Just when it seemed as if Creighton had seized control of the game the Tigers turned up the heat and the Bluejays started to unravel. Memphis deployed their trapping full court pressure on both makes and misses, and it resulted in Creighton turning the ball over eight times in a span of 10 possessions. That allowed the Tigers to rattle off a 17-2 run to trim the deficit down to just a single possession at 54-52 with just over 11 minutes left to play.

To compound the chaos, the Jays also were forced to fight through that rough stretch without their best player, Martin Krampelj, who was saddled on the bench with four personal fouls. Fortunately for the home team, Christian Bishop was ready to take over down the stretch of the second half the same way Marcus Zegarowski did in the first.

The 6-foot-7 freshman from Lee’s Summit, Missouri scored six of his eight points and hauled in five of his career-high 10 rebounds over the next 8:39 of game time to help Creighton stretch their lead from 54-52 to 73-59 before checking out to a standing ovation with just under three minutes left in the game.

“My mindset for every single game is just to go out there and play as hard as possible,” Bishop said. “[Mac] told me to be ready to play in case anything happens and that’s what I did.”

Mintz and Zegarowski closed the show at the free throw line for Creighton, who won going away despite committing 15 turnovers and only shooting 27.3 percent (6-for-22) from beyond the arc and 57.9 percent (11-for-19) from the charity stripe for the entire game. The Bluejays finished 18-of-26 at the rim, including four dunks, and controlled the backboards on the defensive side of the floor as well with a defensive rebounding of percentage of 91.3% over the final 30 minutes of action after a shaky start in that department.

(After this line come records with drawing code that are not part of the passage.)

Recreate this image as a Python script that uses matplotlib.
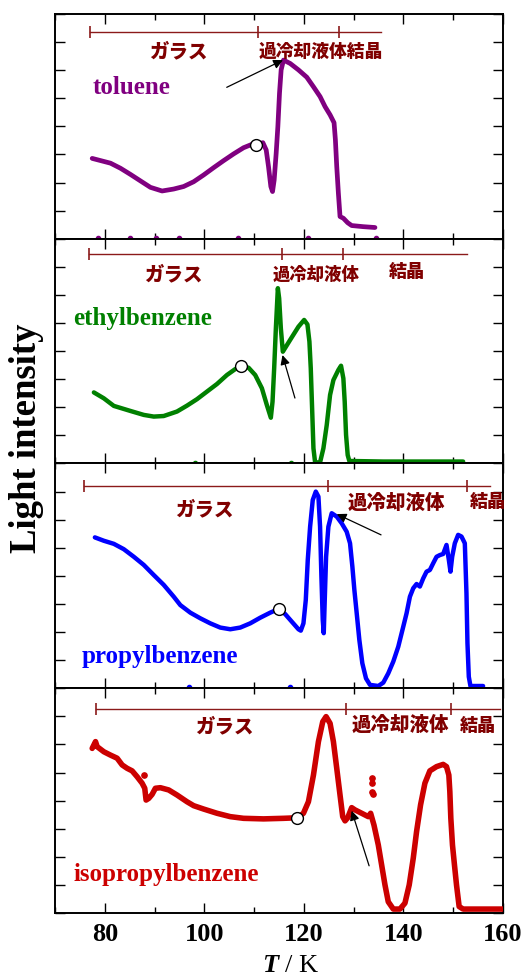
import numpy as np
import matplotlib.pyplot as plt
from matplotlib.ticker import MultipleLocator, NullFormatter

plt.rcParams['font.family'] = ['Liberation Serif', 'DejaVu Sans']
plt.rcParams['mathtext.fontset'] = 'custom'
plt.rcParams['mathtext.it'] = 'Liberation Serif:bold:italic'

# ---- data ----
tol_T = [77.47, 81.15, 83.15, 85.16, 87.16, 89.17, 91.51, 93.85, 95.85, 97.86, 99.86,
         101.87, 103.87, 105.88, 107.88, 109.55, 110.42, 111.76, 112.43, 112.89, 113.36,
         113.70, 114.03, 114.43, 114.77, 115.10, 115.43, 115.90, 117.24, 118.91, 120.58,
         121.92, 123.25, 124.26, 125.26, 126.06, 126.33, 126.6, 126.93, 127.26, 127.93,
         128.8, 129.6, 131.94, 134.28]
tol_I = [2.86, 2.69, 2.51, 2.29, 2.06, 1.83, 1.70, 1.77, 1.86, 2.03, 2.27,
         2.53, 2.78, 3.02, 3.24, 3.36, 3.33, 3.42, 3.16, 2.57, 1.86,
         1.68, 2.09, 3.04, 3.99, 5.18, 6.01, 6.36, 6.24, 6.01, 5.75,
         5.41, 5.06, 4.70, 4.41, 4.13, 3.52, 2.57, 1.62, 0.79, 0.73,
         0.57, 0.47, 0.43, 0.40]
tol_dots = [78.6, 85.1, 90.3, 94.9, 106.7, 120.8, 134.5]

eth_T = [77.81, 79.81, 81.82, 85.16, 87.83, 89.84, 91.84, 94.51, 96.52, 98.53, 100.53,
         102.54, 104.54, 106.21, 107.35, 108.88, 110.22, 111.56, 112.56, 113.36, 113.70,
         114.03, 114.37, 114.77, 115.03, 115.37, 115.77, 117.24, 118.91, 120.05, 120.71,
         121.11, 121.38, 121.65, 121.92, 122.25, 123.25, 123.92, 124.59, 125.26, 125.93,
         126.93, 127.46, 127.93, 128.2, 128.47, 128.8, 129.13, 135.95, 151.99]
eth_I = [2.53, 2.32, 2.05, 1.87, 1.73, 1.67, 1.69, 1.85, 2.06, 2.29, 2.56,
         2.83, 3.15, 3.36, 3.47, 3.41, 3.15, 2.68, 2.08, 1.63, 2.20,
         3.39, 4.81, 6.24, 5.88, 4.81, 3.98, 4.40, 4.87, 5.11, 4.95,
         4.34, 3.39, 1.97, 0.54, 0.04, 0.04, 0.54, 1.37, 2.44, 2.97,
         3.33, 3.48, 3.03, 2.20, 1.02, 0.30, 0.09, 0.07, 0.07]
eth_dots = [98.1, 117.5]

pro_T = [78.01, 79.81, 81.82, 83.82, 85.83, 87.83, 89.84, 91.84, 93.85, 95.18, 97.19,
         99.19, 101.2, 103.2, 105.21, 107.21, 109.22, 111.22, 113.23, 114.90, 116.24,
         117.57, 118.91, 119.38, 119.91, 120.38, 120.78, 121.25, 121.78, 122.39, 122.92,
         123.25, 123.52, 123.79, 123.99, 124.19, 124.46, 124.92, 125.59, 126.6, 127.6,
         128.6, 129.27, 129.74, 130.14, 130.61, 131.14, 131.74, 132.48, 133.28, 134.95,
         135.95, 136.95, 137.96, 138.96, 139.96, 140.63, 141.3, 141.97, 142.64, 143.3,
         143.97, 144.64, 145.31, 145.98, 146.65, 147.31, 147.98, 148.65, 149.12, 149.45,
         149.79, 150.32, 150.99, 151.66, 152.33, 152.66, 152.86, 153.13, 153.46, 156.0]
pro_I = [5.37, 5.25, 5.14, 4.95, 4.68, 4.39, 4.03, 3.68, 3.26, 2.96, 2.69,
         2.49, 2.31, 2.16, 2.10, 2.16, 2.31, 2.51, 2.69, 2.82, 2.64,
         2.37, 2.10, 2.05, 2.31, 3.14, 4.57, 5.75, 6.70, 7.00, 6.82,
         5.75, 3.97, 2.43, 1.96, 3.14, 4.68, 5.75, 6.23, 6.11, 5.87,
         5.57, 5.16, 4.33, 3.50, 2.67, 1.72, 0.89, 0.35, 0.12, 0.08,
         0.20, 0.53, 0.95, 1.48, 2.19, 2.67, 3.26, 3.56, 3.71, 3.62,
         3.91, 4.15, 4.21, 4.45, 4.68, 4.74, 4.78, 5.10, 4.57, 4.15,
         4.68, 5.16, 5.46, 5.40, 5.16, 3.38, 1.60, 0.41, 0.08, 0.08]
pro_dots = [97.0, 117.3]

iso_T = [77.47, 78.14, 78.47, 79.81, 81.15, 82.48, 83.49, 84.49, 85.49, 86.50, 87.50,
         88.03, 88.30, 88.83, 89.50, 90.17, 91.17, 92.84, 94.51, 96.52, 97.86, 99.86,
         102.54, 105.21, 107.88, 111.89, 115.90, 118.71, 119.91, 120.91, 121.92, 122.92,
         123.79, 124.46, 125.26, 125.93, 126.6, 127.26, 127.8, 128.27, 128.8, 129.6,
         130.27, 131.61, 132.94, 133.41, 134.08, 134.95, 135.62, 136.29, 136.95, 137.96,
         139.29, 140.3, 141.16, 141.97, 142.64, 143.44, 144.31, 145.31, 146.65, 147.98,
         148.65, 149.12, 149.32, 149.52, 149.85, 150.25, 150.66, 151.19, 151.99, 160.0]
iso_I = [5.86, 6.10, 5.92, 5.74, 5.62, 5.51, 5.27, 5.15, 5.06, 4.85, 4.62,
         4.44, 4.02, 4.08, 4.22, 4.44, 4.46, 4.38, 4.20, 3.96, 3.82, 3.70,
         3.55, 3.43, 3.37, 3.35, 3.37, 3.39, 3.55, 3.96, 4.91, 6.10,
         6.81, 6.99, 6.75, 6.10, 5.15, 4.20, 3.43, 3.28, 3.39, 3.75,
         3.67, 3.55, 3.43, 3.55, 3.13, 2.42, 1.71, 1.00, 0.40, 0.14,
         0.14, 0.35, 1.00, 1.95, 2.90, 3.85, 4.62, 5.06, 5.21, 5.29,
         5.21, 4.91, 4.32, 3.37, 2.42, 1.71, 1.00, 0.23, 0.14, 0.14]
# loose points off the main trace
iso_jump_T = [133.75, 133.75, 133.61, 133.95, 87.83]
iso_jump_I = [4.79, 4.62, 4.32, 4.22, 4.91]

names = ['toluene', 'ethylbenzene', 'propylbenzene', 'isopropylbenzene']
colors = ['#800080', '#008000', '#0000FF', '#CC0000']
widths = [3.4, 3.2, 3.2, 4.0]
curves = [(tol_T, tol_I), (eth_T, eth_I), (pro_T, pro_I), (iso_T, iso_I)]
dots = [tol_dots, eth_dots, pro_dots, []]

# Tg open circles
tg_T = [110.42, 107.35, 114.90, 118.71]
tg_I = [3.33, 3.47, 2.82, 3.39]

# phase bars: cap positions, end of line, level
phase_caps = [[77.0, 110.8, 127.0], [76.9, 115.6, 127.8], [75.9, 124.8, 152.7],
              [78.2, 128.5, 149.6]]
phase_end = [135.5, 152.7, 157.3, 159.4]
phase_y = [7.36, 7.45, 7.21, 7.27]

# labels inside panels: (text, x, y, size, ha)
phase_texts = [
    [('ガラス', 94.7, 6.64, 14, 'center'), ('過冷却液体結晶', 110.8, 6.64, 12.8, 'left')],
    [('ガラス', 93.8, 6.71, 14, 'center'), ('過冷却液体', 122.5, 6.71, 12.5, 'center'),
     ('結晶', 140.7, 6.83, 13, 'center')],
    [('ガラス', 100.1, 6.36, 14, 'center'), ('過冷却液体', 138.6, 6.60, 14, 'center'),
     ('結晶', 153.3, 6.66, 13, 'left')],
    [('ガラス', 104.1, 6.62, 14, 'center'), ('過冷却液体', 139.3, 6.68, 14, 'center'),
     ('結晶', 155.0, 6.68, 13, 'center')],
]
name_pos = [(77.5, 5.39), (73.6, 5.17), (75.4, 1.12), (73.7, 1.38)]
arrows = [((104.5, 5.39), (115.8, 6.36)), ((118.2, 2.33), (115.7, 3.86)),
          ((135.5, 5.46), (126.6, 6.20)), ((133.1, 1.68), (129.6, 3.64))]

fig = plt.figure(figsize=(5.26, 9.76), dpi=100)
W, H = 526, 976
left, right = 55, 503
top, bottom = 14, 913
ph = (bottom - top) / 4
jp = ['Noto Sans CJK JP', 'DejaVu Sans']
bar_color = '#8B1A1A'
txt_color = '#800000'

for i in range(4):
    y0 = top + ph * (i + 1)
    ax = fig.add_axes([left / W, 1 - y0 / H, (right - left) / W, ph / H])
    ax.set_xlim(70, 160)
    ax.set_ylim(0, 8)
    T, I = curves[i]
    ax.plot(T, I, color=colors[i], lw=widths[i], solid_joinstyle='round',
            solid_capstyle='round', zorder=3)
    if i == 3:
        ax.plot(iso_jump_T, iso_jump_I, 'o', color=colors[i], ms=3.8, zorder=3)
    if dots[i]:
        ax.plot(dots[i], [0.03] * len(dots[i]), 'o', color=colors[i], ms=3,
                clip_on=False, zorder=4)
    ax.plot(tg_T[i], tg_I[i], 'o', mfc='white', mec='black', mew=1.0, ms=8.5,
            zorder=5)

    # phase bar
    caps = phase_caps[i]
    py = phase_y[i]
    ax.plot([caps[0], phase_end[i]], [py, py], color=bar_color, lw=1.0, zorder=2)
    ax.plot(caps, [py] * len(caps), '|', color=bar_color, ms=9, mew=1.2, zorder=2)
    for txt, tx, ty, sz, ha in phase_texts[i]:
        ax.text(tx, ty, txt, family=jp, fontweight='black', fontsize=sz,
                color=txt_color, ha=ha, va='center')

    ax.text(name_pos[i][0], name_pos[i][1], names[i], fontsize=18,
            fontweight='bold', color=colors[i], ha='left', va='center')

    (x1, y1), (x2, y2) = arrows[i]
    ax.annotate('', xy=(x2, y2), xytext=(x1, y1),
                arrowprops=dict(arrowstyle='-|>', color='black', lw=0.9,
                                mutation_scale=14, shrinkA=0, shrinkB=0))

    ax.xaxis.set_major_locator(MultipleLocator(20))
    ax.xaxis.set_minor_locator(MultipleLocator(10))
    ax.yaxis.set_major_locator(MultipleLocator(1))
    ax.tick_params(which='both', direction='in', top=True, right=True, width=1.0)
    ax.tick_params(which='major', length=7)
    ax.tick_params(which='minor', length=4.5)
    ax.set_yticklabels([])
    for s in ax.spines.values():
        s.set_linewidth(1.4)
    if i < 3:
        ax.xaxis.set_major_formatter(NullFormatter())
    else:
        ax.tick_params(axis='x', which='major', labelsize=19, pad=7)
        for lab in ax.get_xticklabels():
            lab.set_fontweight('bold')

fig.text(27 / W, 1 - 438 / H, 'Light intensity', rotation=90, fontsize=26.5,
         fontweight='bold', ha='center', va='center')
fig.text(291 / W, 1 - 966 / H, '$T$ / K', fontsize=19, ha='center', va='center')

fig.savefig('out.png', dpi=100)
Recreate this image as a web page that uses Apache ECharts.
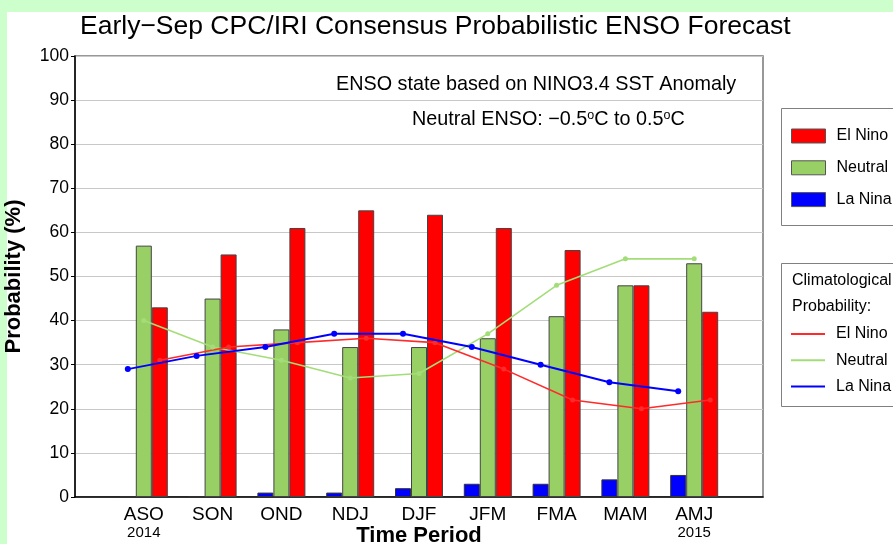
<!DOCTYPE html>
<html>
<head>
<meta charset="utf-8">
<script src="https://cdn.jsdelivr.net/npm/echarts@6/dist/echarts.min.js"></script>
<style>
  html, body { margin: 0; padding: 0; background: #fff; }
  #chart { width: 893px; height: 544px; }
</style>
</head>
<body>
<div id="chart"></div>
<script>
// ---- data ----
const categories = ['ASO', 'SON', 'OND', 'NDJ', 'DJF', 'JFM', 'FMA', 'MAM', 'AMJ'];
const yearLabels = ['2014', '', '', '', '', '', '', '', '2015'];
const elNino  = [43, 55, 61, 65, 64, 61, 56, 48, 42];
const neutral = [57, 45, 38, 34, 34, 36, 41, 48, 53];
const laNina  = [0, 0, 1, 1, 2, 3, 3, 4, 5];
const climElNino  = [31, 34, 35, 36, 35, 29, 22, 20, 22];
const climNeutral = [40, 34, 31, 27, 28, 37, 48, 54, 54];
const climLaNina  = [29, 32, 34, 37, 37, 34, 30, 26, 24];
const yTicks = [0, 10, 20, 30, 40, 50, 60, 70, 80, 90, 100];

// pad with an empty slot on each side so categories sit on ticks 1..9 of a 10-interval axis
const axisCats = [''].concat(categories, ['']);
const pad = arr => [null].concat(arr, [null]);

const FONT = '"Liberation Sans", Arial, Helvetica, sans-serif';
const RED = '#ff0000', GREEN = '#99d066', BLUE = '#0000ff';

const chart = echarts.init(document.getElementById('chart'), null, { renderer: 'canvas' });

const gridBase = { top: 56, width: 688, height: 441, containLabel: false, outerBoundsMode: 'none' };
const hiddenX = i => ({ gridIndex: i, type: 'category', data: axisCats, boundaryGap: false, show: false });
const hiddenY = i => ({ gridIndex: i, type: 'value', min: 0, max: 100, show: false });

const option = {
  backgroundColor: '#ffffff',
  animation: false,
  textStyle: { fontFamily: FONT },
  title: {
    text: 'Early\u2212Sep CPC/IRI Consensus Probabilistic ENSO Forecast',
    left: 80, top: 13, padding: 0,
    textStyle: { fontFamily: FONT, fontSize: 26.5, fontWeight: 'normal', color: '#000' }
  },
  grid: [
    Object.assign({ left: 75, show: true, borderColor: '#777', borderWidth: 1.5, backgroundColor: 'transparent' }, gridBase),
    Object.assign({ left: 59 }, gridBase),
    Object.assign({ left: 91 }, gridBase)
  ],
  xAxis: [
    {
      gridIndex: 0, type: 'category', data: axisCats, boundaryGap: false,
      axisLine: { lineStyle: { color: '#000', width: 1.5 } },
      axisTick: { show: false },
      splitLine: { show: false },
      axisLabel: {
        interval: 0, margin: 9, color: '#000', fontFamily: FONT, lineHeight: 18,
        formatter: (v, i) => {
          if (!v) return '';
          const yr = yearLabels[i - 1];
          return '{m|' + v + '}' + (yr ? '\n{y|' + yr + '}' : '');
        },
        rich: {
          m: { fontSize: 19, fontFamily: FONT, color: '#000', lineHeight: 18 },
          y: { fontSize: 15, fontFamily: FONT, color: '#000', lineHeight: 17 }
        }
      },
      name: 'Time Period', nameLocation: 'middle', nameGap: 28, nameMoveOverlap: false,
      nameTextStyle: { fontFamily: FONT, fontSize: 22, fontWeight: 'bold', color: '#000' }
    },
    hiddenX(1), hiddenX(2)
  ],
  yAxis: [
    {
      gridIndex: 0, type: 'value', min: 0, max: 100, interval: 10,
      axisLine: { show: true, lineStyle: { color: '#000', width: 1.5 } },
      axisTick: { show: true, length: 4, lineStyle: { color: '#000' } },
      splitLine: { show: true, lineStyle: { color: '#c8c8c8', width: 1 } },
      axisLabel: { color: '#000', fontSize: 17.5, fontFamily: FONT, margin: 6,
                   formatter: v => (yTicks.indexOf(v) >= 0 ? String(v) : '') },
      name: 'Probability (%)', nameLocation: 'middle', nameGap: 50, nameMoveOverlap: false,
      nameTextStyle: { fontFamily: FONT, fontSize: 22, fontWeight: 'bold', color: '#000' }
    },
    hiddenY(1), hiddenY(2)
  ],
  legend: [
    {
      data: ['El Nino', 'Neutral', 'La Nina'],
      orient: 'vertical', left: 791, top: 128,
      itemWidth: 34, itemHeight: 14, itemGap: 15.8, icon: 'rect',
      selectedMode: false, padding: 0,
      itemStyle: { borderColor: '#555', borderWidth: 1 },
      textStyle: { fontFamily: FONT, fontSize: 16, lineHeight: 14, color: '#000', padding: [0, 0, 0, 6] }
    },
    {
      data: ['clim El Nino', 'clim Neutral', 'clim La Nina'],
      formatter: n => n.replace('clim ', ''),
      orient: 'vertical', left: 791, top: 326,
      itemWidth: 34, itemHeight: 2, itemGap: 10.2, icon: 'rect',
      selectedMode: false, padding: 0,
      itemStyle: { borderWidth: 0 },
      textStyle: { fontFamily: FONT, fontSize: 16, lineHeight: 14, color: '#000', padding: [0, 0, 0, 6] }
    }
  ],
  graphic: [
    { type: 'rect', shape: { x: 0, y: 0, width: 893, height: 12 }, style: { fill: '#ccffcc' }, silent: true, z: -10 },
    { type: 'rect', shape: { x: 0, y: 0, width: 7, height: 544 }, style: { fill: '#ccffcc' }, silent: true, z: -10 },
    { type: 'rect', shape: { x: 781.5, y: 108.5, width: 130, height: 117 }, style: { fill: 'none', stroke: '#808080', lineWidth: 1 }, silent: true },
    { type: 'rect', shape: { x: 781.5, y: 263.5, width: 130, height: 143 }, style: { fill: 'none', stroke: '#808080', lineWidth: 1 }, silent: true },
    { type: 'text', x: 792, y: 281, style: { text: 'Climatological', fontFamily: FONT, fontSize: 16, fill: '#000', verticalAlign: 'middle', align: 'left' }, silent: true },
    { type: 'text', x: 792, y: 307, style: { text: 'Probability:', fontFamily: FONT, fontSize: 16, fill: '#000', verticalAlign: 'middle', align: 'left' }, silent: true },
    { type: 'text', left: 336, top: 75, style: { text: 'ENSO state based on NINO3.4 SST Anomaly', fontFamily: FONT, fontSize: 19.8, fill: '#000' }, silent: true },
    { type: 'text', left: 412, top: 109, style: {
        text: 'Neutral ENSO: \u22120.5{s|o}C to 0.5{s|o}C', fontFamily: FONT, fontSize: 19.8, fill: '#000',
        rich: { s: { fontSize: 12.5, fontFamily: FONT, fill: '#000', verticalAlign: 'bottom', padding: [0, 0, 9, 0] } }
      }, silent: true }
  ],
  series: [
    { type: 'bar', name: 'La Nina', data: pad(laNina), barWidth: 16, barGap: '0%',
      itemStyle: { color: BLUE, borderColor: '#333', borderWidth: 1 }, z: 2 },
    { type: 'bar', name: 'Neutral', data: pad(neutral), barWidth: 16, barGap: '0%',
      itemStyle: { color: GREEN, borderColor: '#444', borderWidth: 1 }, z: 2 },
    { type: 'bar', name: 'El Nino', data: pad(elNino), barWidth: 16, barGap: '0%',
      itemStyle: { color: RED, borderColor: '#444', borderWidth: 1 }, z: 2 },
    { type: 'line', name: 'clim Neutral', xAxisIndex: 0, yAxisIndex: 0, data: pad(climNeutral),
      symbol: 'circle', symbolSize: 5, clip: false, z: 5,
      lineStyle: { color: '#a3dd78', width: 1.6 }, itemStyle: { color: '#a3dd78' } },
    { type: 'line', name: 'clim El Nino', xAxisIndex: 2, yAxisIndex: 2, data: pad(climElNino),
      symbol: 'circle', symbolSize: 5, clip: false, z: 5,
      lineStyle: { color: '#ff2a2a', width: 1.6 }, itemStyle: { color: '#ff2a2a' } },
    { type: 'line', name: 'clim La Nina', xAxisIndex: 1, yAxisIndex: 1, data: pad(climLaNina),
      symbol: 'circle', symbolSize: 6, clip: false, z: 6,
      lineStyle: { color: BLUE, width: 2 }, itemStyle: { color: BLUE } }
  ]
};

chart.setOption(option);
</script>
</body>
</html>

“That was a really good win,” McDermott said. “I was scared to death of this game. I watched a couple of games from early in the season, then I watched a good portion of their last seven or eight games, and the job that [Memphis head coach Penny Hardaway] has done to get them bought in defensively and connected where they are forcing turnovers has been really impressive. They only got six offensive rebounds on 34 missed shots and they were one of the top 30 teams in the country on the backboards, so that’s a credit to our guys.

“We got a little sloppy there during that stretch when we got the big lead. When a team is desperate like that you need to slow yourself down a little, and to their credit they got us sped up and forced us into some mistakes. But I’m proud of the way our guys responded. We made a couple changes with how we were attacking the press, and the guys did a good job of being strong with it.”

The loss brings Memphis’ season to a close with at 22-14 record under the direction of Hardaway in his first season as a collegiate head coach. Creighton’s season, on the other hand, lives to fight for at least a few more days. The 2nd-seeded Bluejays (20-14) will await the winner of Sunday night’s game in Fort Worth, Texas between the one-seed TCU Horned Frogs and CU’s big red rival Nebraska. Tip-off for that game is scheduled for 8:30 p.m. on ESPNU. Like the Bluejays, the winner moves one game away from a trip to Madison Square Garden for the NIT Semifinals on Tuesday, April 2.

“It’s a great opportunity,” McDermott said. “We’re going to play one game to go back to New York City. If Nebraska wins, they come here and we get another home game, which would be awesome. If TCU wins, we’ll go on the road and try to earn our way back to New York City against a very good team in their building.”